Fanni Frankl is a sophomore journalism major and political science minor.

As I took the latest Twilight book off the shelf of my nearest library at the age of 11, I was filled with an undeniable sense of satisfaction because I was able to continue the series that had left me glued to my seat for weeks. Looking around, I saw countless students doing their homework and waiting for pages to be printed out and I could not help but feel completely at home. I would come here daily to print out work for my classes like the other students or to return books that I pored through at home.

Libraries have been receiving less and less funding every year in the U.S. They provide an educational outlet for children, teens and adults alike and provide free services to people who do not have the money for them. Libraries offer a large array of resources and programs for mind-enriching experiences away from the TV, smartphones and computers. We must do everything we can to support libraries by emphasizing how much economically-disadvantaged adults and children rely on them.

Fewer people every year are using libraries and taking advantage of its resources. Only 44% of Americans visited a local library or bookmobile, a vehicle with an interior designed to resemble a library. Three years earlier, however, this percentage was higher. Less people are using the library programs and as a result, funding has decreased since not enough people are taking advantage of them. Some people cannot afford such technologies like laptops or Wi-Fi, especially in the inner cities. It is the city’s responsibility to provide another way for these citizens to get their work done and be successful.  


People in impoverished neighborhoods do not have money for tutors or private classes to learn English or take citizenship classes. Libraries play a crucial role in allowing these educational and citizenship classes to be free. It gives them the opportunity to become successful when their neighborhood and social status make it increasingly more difficult. 

Impoverished neighborhoods especially benefit from a public institution like this because 62% of those living in households in the lowest income bracket (less than $30,000 per year) use the internet, compared with 90% of those making at least $50,000-$74,999 and 97% of those making more than $75,000. The libraries give these low-income neighborhoods an opportunity to decrease this divide and integrate public access to the internet so the divide between the rich and poor is not so large. Children in low-income neighborhoods who are part of the 38% of households who do not use the internet now have an educational environment to succeed. 

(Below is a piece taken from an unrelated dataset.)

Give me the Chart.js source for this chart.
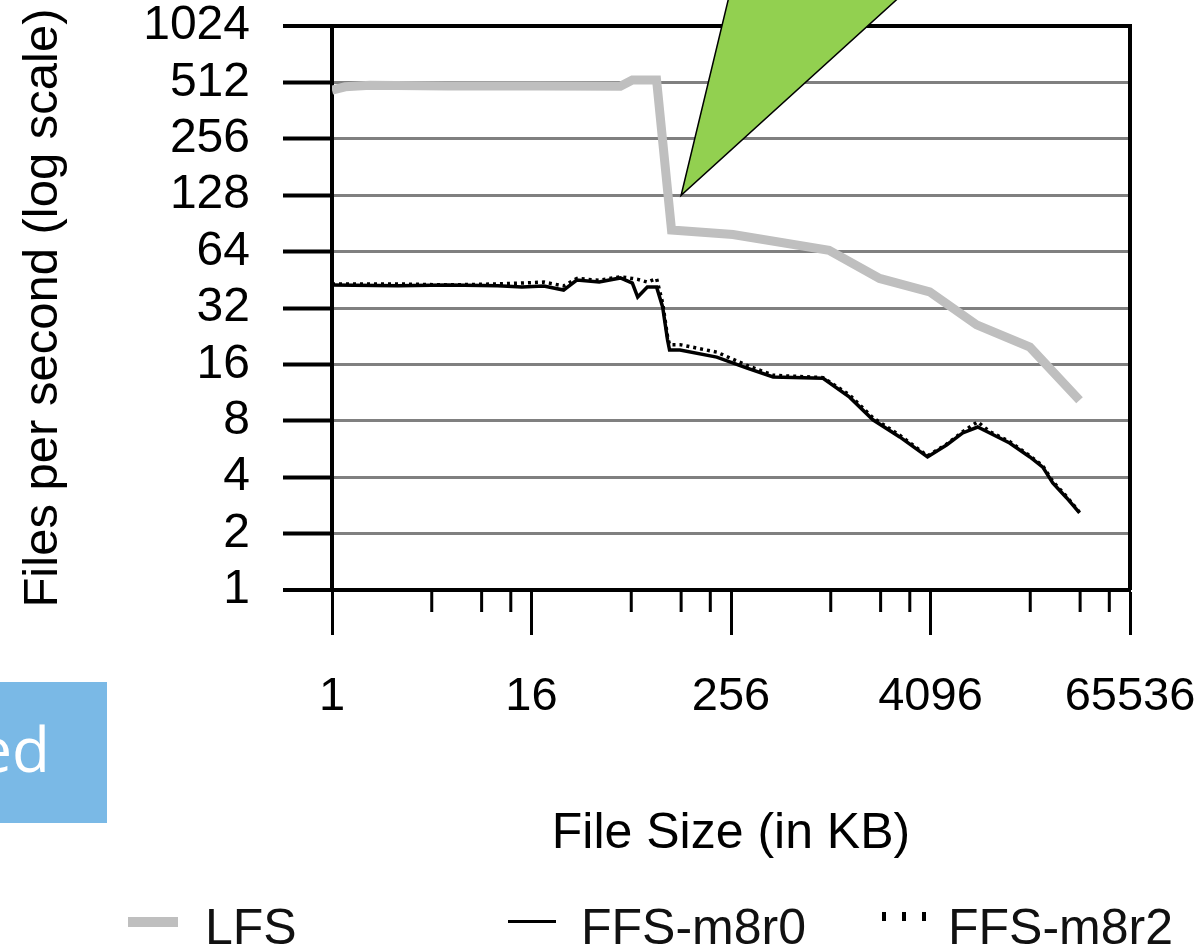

Programs libraries also offer citizenship and English classes for children and immigrants to receive a free, enriching experience that they may not have access to otherwise.

When I was young, I would go to libraries for arts and crafts and to learn another language with many other children. I also would notice countless flyers advertising free classes being taught there to teach the elderly how to use the internet and work a computer. Many of these programs will become unavailable if we fail to take advantage of these opportunities and stand up for them. I did not have reliable internet in my home, so the library provided me with the information I needed to do my homework and print school work when I had no other alternative. Students like me rely on a place like this for themselves and it offers a safety net for students who have a drive to succeed. It is the city’s and the public’s job to make sure that these vital programs remain afloat to ensure that students and people in impoverished neighbors have access to educational programs and technology.